Promesse rompue

5 décembre 2016
Antoine Robitaille, Le Devoir

Avec les parties du projet de loi C-29 qui portent sur les banques, Justin Trudeau serait-il en train de rompre une autre promesse? Dans une lettre à Philippe Couillard le 22 août 2015, en campagne électorale, le chef du PLC écrivait : « Il nous faut constamment revenir à l’esprit fédéral : cette idée que nous devons travailler ensemble, dans le respect des différences, pour atteindre nos objectifs communs. Les défis auxquels nous faisons face ne peuvent être résolus uniquement à partir d’Ottawa. »

Or, subrepticement, dans le projet de loi C-29, de mise en oeuvre du dernier budget fédéral, Ottawa tente précisément de « tout résoudre », cette fois en matière de protection du consommateur dans le secteur bancaire. Peu importe ce que la Constitution dit : les relations contractuelles sont de compétence exclusive provinciale. Peu importe que, dans des arrêts récents, la sacro-sainte Cour suprême ait confirmé que la loi sur la protection du consommateur du Québec (LPCQ) s’applique aux banques, même si ces dernières sont de compétence fédérale. Non, avec C-29, Ottawa veut imposer un nouveau régime « complet et exclusif » de protection, qui aura « prépondérance » sur les lois provinciales en la matière, « uniforme à l’échelle » à l’échelle du Dominion. On veut « assurer l’uniformité dans la supervision des institutions et le contrôle d’application des dispositions relatives à la protection des clients et du public ».

Le Bloc québécois, qui n’a pas perdu tous ses réflexes, a dénoncé la manoeuvre.

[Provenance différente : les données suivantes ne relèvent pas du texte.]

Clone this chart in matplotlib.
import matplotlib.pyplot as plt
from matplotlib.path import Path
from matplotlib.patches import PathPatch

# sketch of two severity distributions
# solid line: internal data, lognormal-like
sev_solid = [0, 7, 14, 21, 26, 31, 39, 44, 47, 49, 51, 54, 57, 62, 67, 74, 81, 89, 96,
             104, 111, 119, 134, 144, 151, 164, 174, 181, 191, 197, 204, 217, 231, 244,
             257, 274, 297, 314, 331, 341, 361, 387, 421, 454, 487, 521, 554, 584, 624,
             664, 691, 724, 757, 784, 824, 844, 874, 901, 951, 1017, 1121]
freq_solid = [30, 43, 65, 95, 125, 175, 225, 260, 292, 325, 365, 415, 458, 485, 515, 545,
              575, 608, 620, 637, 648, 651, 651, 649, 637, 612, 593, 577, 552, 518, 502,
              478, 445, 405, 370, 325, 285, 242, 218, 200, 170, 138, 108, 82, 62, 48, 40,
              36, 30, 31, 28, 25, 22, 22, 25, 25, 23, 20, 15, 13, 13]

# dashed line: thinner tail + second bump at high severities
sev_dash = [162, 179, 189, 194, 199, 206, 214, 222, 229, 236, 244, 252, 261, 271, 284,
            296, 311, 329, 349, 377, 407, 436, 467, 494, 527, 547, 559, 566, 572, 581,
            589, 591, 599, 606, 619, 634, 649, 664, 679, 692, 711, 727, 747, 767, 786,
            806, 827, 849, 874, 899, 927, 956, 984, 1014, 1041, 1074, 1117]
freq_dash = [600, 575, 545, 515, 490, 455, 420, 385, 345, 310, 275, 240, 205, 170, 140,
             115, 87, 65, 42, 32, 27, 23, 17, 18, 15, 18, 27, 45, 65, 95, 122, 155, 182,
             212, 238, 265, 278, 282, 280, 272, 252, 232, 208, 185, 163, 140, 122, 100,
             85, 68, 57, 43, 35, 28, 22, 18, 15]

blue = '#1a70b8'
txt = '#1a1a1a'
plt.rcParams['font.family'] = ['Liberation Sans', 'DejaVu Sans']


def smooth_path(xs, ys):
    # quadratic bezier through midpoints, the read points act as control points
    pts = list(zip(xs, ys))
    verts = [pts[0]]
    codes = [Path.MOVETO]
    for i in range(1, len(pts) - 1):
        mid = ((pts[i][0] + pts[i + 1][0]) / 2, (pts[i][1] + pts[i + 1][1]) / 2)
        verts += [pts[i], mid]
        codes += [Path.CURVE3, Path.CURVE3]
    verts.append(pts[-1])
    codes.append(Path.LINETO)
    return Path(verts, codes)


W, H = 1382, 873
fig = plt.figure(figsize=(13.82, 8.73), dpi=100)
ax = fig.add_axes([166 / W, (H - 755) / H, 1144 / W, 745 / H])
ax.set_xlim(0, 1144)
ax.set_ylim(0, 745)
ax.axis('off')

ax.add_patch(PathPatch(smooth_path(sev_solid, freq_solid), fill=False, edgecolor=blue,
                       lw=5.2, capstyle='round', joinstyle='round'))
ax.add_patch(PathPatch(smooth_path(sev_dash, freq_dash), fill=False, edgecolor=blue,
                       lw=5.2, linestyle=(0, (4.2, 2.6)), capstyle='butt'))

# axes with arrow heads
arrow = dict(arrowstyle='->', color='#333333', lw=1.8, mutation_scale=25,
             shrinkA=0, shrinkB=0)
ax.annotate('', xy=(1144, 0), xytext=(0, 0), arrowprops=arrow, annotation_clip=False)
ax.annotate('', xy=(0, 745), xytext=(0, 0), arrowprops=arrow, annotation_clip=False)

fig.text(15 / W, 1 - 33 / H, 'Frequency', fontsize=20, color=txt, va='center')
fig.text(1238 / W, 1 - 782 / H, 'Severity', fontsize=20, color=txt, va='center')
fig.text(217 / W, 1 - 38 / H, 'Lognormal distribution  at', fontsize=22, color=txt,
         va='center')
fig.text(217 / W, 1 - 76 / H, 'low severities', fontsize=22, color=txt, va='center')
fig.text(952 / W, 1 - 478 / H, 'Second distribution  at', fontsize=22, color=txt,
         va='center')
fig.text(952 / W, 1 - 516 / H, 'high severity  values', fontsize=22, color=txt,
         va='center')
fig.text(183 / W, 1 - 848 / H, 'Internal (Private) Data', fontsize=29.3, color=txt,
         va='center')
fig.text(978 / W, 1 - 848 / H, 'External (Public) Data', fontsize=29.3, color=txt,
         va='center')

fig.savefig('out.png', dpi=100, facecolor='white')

Et les autres partis d’opposition l’ont appuyé, même les conservateurs, qui, lorsqu’ils étaient au pouvoir, avaient tenté subtilement la même chose. À l’Assemblée nationale, on a la semaine dernière adopté une motion unanime; donc appuyée même par les libéraux de M. Couillard.

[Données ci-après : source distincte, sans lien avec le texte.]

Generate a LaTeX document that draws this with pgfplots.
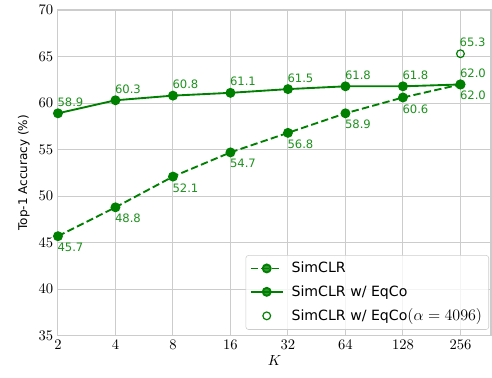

Dans les rangs libéraux à Ottawa, on rétorque que C-29 donnerait aux consommateurs de certaines provinces une protection que leur province ne leur donne pas. On prétend aussi que les actions collectives, comme celui qui a fait cracher 32 millions aux banques parce qu’elles omettaient de révéler les frais de change qu’elles exigeaient sur des transactions de carte de crédit à l’étranger (arrêt Marcotte), seraient encore possibles. C’était là une violation de la LPCQ. Avec C-29, on pousserait le consommateur à se plaindre à l’ombudsman de la banque ou au Commissaire fédéral à la protection du consommateur. Pour Option consommateurs, il y a là un risque d’affaiblissement des protections. On soupçonne le gouvernement Trudeau-Morneau de vouloir donner un cadeau de Noël aux banques.

Chose certaine, on est loin de l’« esprit fédéral » vanté dans la lettre d’août 2015. Ottawa devrait y revenir et s’occuper de ses compétences. Et le gouvernement Couillard devrait le lui rappeler directement.